Now they are trying to resuscitate their failed campaign by turning it into a debate about jobs because they believe that will appeal to you, President Trump. They have even escalated their demands now calling for termination of those agreements, which the U.S. has never done before with its over 100 Open Skies partners.
As a centerpiece of their renewed campaign, the Big 3 argue that their demands reflect the views of their approximately 275,000 workers, creating the false impression that they represent the U.S. airline industry. However, U.S. Airlines for Open Skies, a coalition of FedEx, JetBlue, Hawaiian and Atlas Air Cargo, and other unaligned U.S. airlines, collectively employ over 942,000 workers - nearly three-and-a-half times more workers than the Open Skies hostile Big 3.
They claim that Gulf Carrier success is harming them and costing aviation jobs, arguing that every flight not operated, allegedly due to Gulf Carrier competition, kills 1,500 jobs. However, it is the Big 3 that is harming employment by outsourcing their own employees’ middle-class jobs, a practice that will no doubt be of concern to you.
When the Big 3 transfers a flight to an alliance partner, high-paying U.S. jobs are lost. If 1,500 jobs are lost for every Big 3 flight abandoned, how many thousands of American jobs have been sacrificed over the years at the altar of global alliances and antitrust immunity?
READ MORE: Trump Walking Fine Line In Open Skies Debate
It appears that the only jobs the Big 3 are truly concerned about are those purportedly lost to competitors. If they transfer those jobs to alliance partners, that’s alright! As such, it’s not really “Buy American, Hire American” – it’s more like “Buy Foreign, Hire Foreign.” What hypocrisy for the Big 3 to claim they care about U.S. jobs!
There’s even more evidence of unintelligible logic. In February 2016, Delta stopped operating its Atlanta-Dubai monopoly non-stop flight. In the announcement the airline indicated the aircraft would be redeployed to the lucrative transatlantic market. Similarly, United Airlines in January 2016 pulled its Dulles–Dubai flight and redeployed the aircraft. That announcement came after JetBlue underbid United for that Fly America city-pair that will be operated by its codeshare partner Emirates. United apparently concluded that flight was no longer commercially viable if it could not charge monopoly fares to government employees and contractors. It demolishes credibility to logically assert that aircraft reassigned to more profitable routes would produce massive job losses.

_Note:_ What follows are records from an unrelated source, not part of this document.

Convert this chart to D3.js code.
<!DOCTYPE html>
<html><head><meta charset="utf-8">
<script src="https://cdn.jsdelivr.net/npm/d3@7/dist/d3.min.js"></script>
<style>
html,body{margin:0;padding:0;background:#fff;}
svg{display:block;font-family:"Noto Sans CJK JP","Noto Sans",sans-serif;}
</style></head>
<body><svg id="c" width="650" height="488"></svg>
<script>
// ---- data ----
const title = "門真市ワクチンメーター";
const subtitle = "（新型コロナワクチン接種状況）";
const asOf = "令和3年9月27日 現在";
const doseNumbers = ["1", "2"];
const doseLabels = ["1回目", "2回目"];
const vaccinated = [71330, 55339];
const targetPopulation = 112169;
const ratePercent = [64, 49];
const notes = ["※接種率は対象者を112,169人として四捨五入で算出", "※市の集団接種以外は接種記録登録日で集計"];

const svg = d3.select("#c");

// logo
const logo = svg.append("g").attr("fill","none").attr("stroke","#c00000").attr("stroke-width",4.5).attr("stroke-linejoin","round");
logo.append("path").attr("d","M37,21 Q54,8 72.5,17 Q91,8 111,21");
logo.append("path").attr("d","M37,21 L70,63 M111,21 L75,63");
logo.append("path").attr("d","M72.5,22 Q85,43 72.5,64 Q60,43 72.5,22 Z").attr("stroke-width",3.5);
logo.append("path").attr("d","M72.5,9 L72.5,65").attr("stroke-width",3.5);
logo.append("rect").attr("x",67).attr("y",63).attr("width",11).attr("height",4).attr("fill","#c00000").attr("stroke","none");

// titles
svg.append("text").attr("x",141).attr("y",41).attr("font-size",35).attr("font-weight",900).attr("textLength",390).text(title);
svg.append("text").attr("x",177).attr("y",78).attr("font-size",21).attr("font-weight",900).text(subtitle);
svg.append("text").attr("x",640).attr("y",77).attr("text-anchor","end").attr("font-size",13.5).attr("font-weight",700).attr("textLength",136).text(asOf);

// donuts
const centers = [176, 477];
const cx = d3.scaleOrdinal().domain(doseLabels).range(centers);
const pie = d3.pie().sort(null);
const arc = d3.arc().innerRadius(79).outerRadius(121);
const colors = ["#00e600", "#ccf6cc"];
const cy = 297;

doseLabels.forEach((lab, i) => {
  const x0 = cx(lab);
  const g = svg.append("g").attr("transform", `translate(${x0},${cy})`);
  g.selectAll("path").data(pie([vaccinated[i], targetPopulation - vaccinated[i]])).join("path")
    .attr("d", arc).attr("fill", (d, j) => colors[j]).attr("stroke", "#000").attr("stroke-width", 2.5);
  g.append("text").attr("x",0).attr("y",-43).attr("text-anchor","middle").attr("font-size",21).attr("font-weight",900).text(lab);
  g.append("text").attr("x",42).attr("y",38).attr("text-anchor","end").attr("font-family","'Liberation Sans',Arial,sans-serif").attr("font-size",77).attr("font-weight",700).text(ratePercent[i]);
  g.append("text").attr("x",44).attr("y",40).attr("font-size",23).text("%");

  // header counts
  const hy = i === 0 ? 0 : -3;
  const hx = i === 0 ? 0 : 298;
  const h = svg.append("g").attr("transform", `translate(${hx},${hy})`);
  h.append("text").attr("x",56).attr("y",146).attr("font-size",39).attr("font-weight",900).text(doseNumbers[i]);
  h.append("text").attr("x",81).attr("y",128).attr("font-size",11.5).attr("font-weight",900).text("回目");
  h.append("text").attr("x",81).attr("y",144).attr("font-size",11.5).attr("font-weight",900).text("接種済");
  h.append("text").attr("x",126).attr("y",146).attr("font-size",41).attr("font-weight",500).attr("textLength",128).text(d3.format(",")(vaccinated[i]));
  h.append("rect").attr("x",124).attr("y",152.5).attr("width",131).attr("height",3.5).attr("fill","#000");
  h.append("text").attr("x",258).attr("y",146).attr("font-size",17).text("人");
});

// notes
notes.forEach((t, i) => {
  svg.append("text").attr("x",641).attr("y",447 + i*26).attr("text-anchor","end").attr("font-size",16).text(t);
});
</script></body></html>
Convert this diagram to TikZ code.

Ominously, aerospace manufacturing jobs represent the fatal flaw of the Big 3’s desperate job argument. Boeing’s new 777X aircraft will showcase its global leadership in composite technology and 21st century aerospace engineering. Of the 306 firm launch orders for the 777X, 235 are from the Gulf Carriers. How many of the remaining orders were from the Big 3? Zero.
The Gulf Carriers’ 777X launch orders have a list-price value of $92.5 billion. Based on the U.S. Department of Commerce’s jobs multiplier for aerospace exports, this commitment to U.S. aerospace exports will create or support 531,598 American jobs, spread nationwide through Boeing’s supply chain of small and medium-sized companies.
Finally and tellingly of the Big 3’s disinterest in American jobs, when they do order aircraft, it appears they more often choose Airbus. Delta in 2014 replaced Boeing aircraft with an order for 50 Airbus widebodies with a market value of $14.3 billion foreclosing support for over 80,000 high-paying American jobs. Some 14 months earlier that airline ordered 40 Airbus planes no doubt costing tens of thousands of additional American jobs. In December 2016 Delta canceled an order for 18 Boeing 787 Dreamliners.
Mr. President, the pro-competition, pro-consumer, pro-growth U.S. Open Skies policy is a Made-in-America success story, representing the Gold Standard for bilateral trade agreements. In a debate about “Buy American, Hire American,” the Big 3’s protectionist Open Skies agenda doesn’t fly.
Thank you for your support of great American jobs, robust competition and effective consumer protections.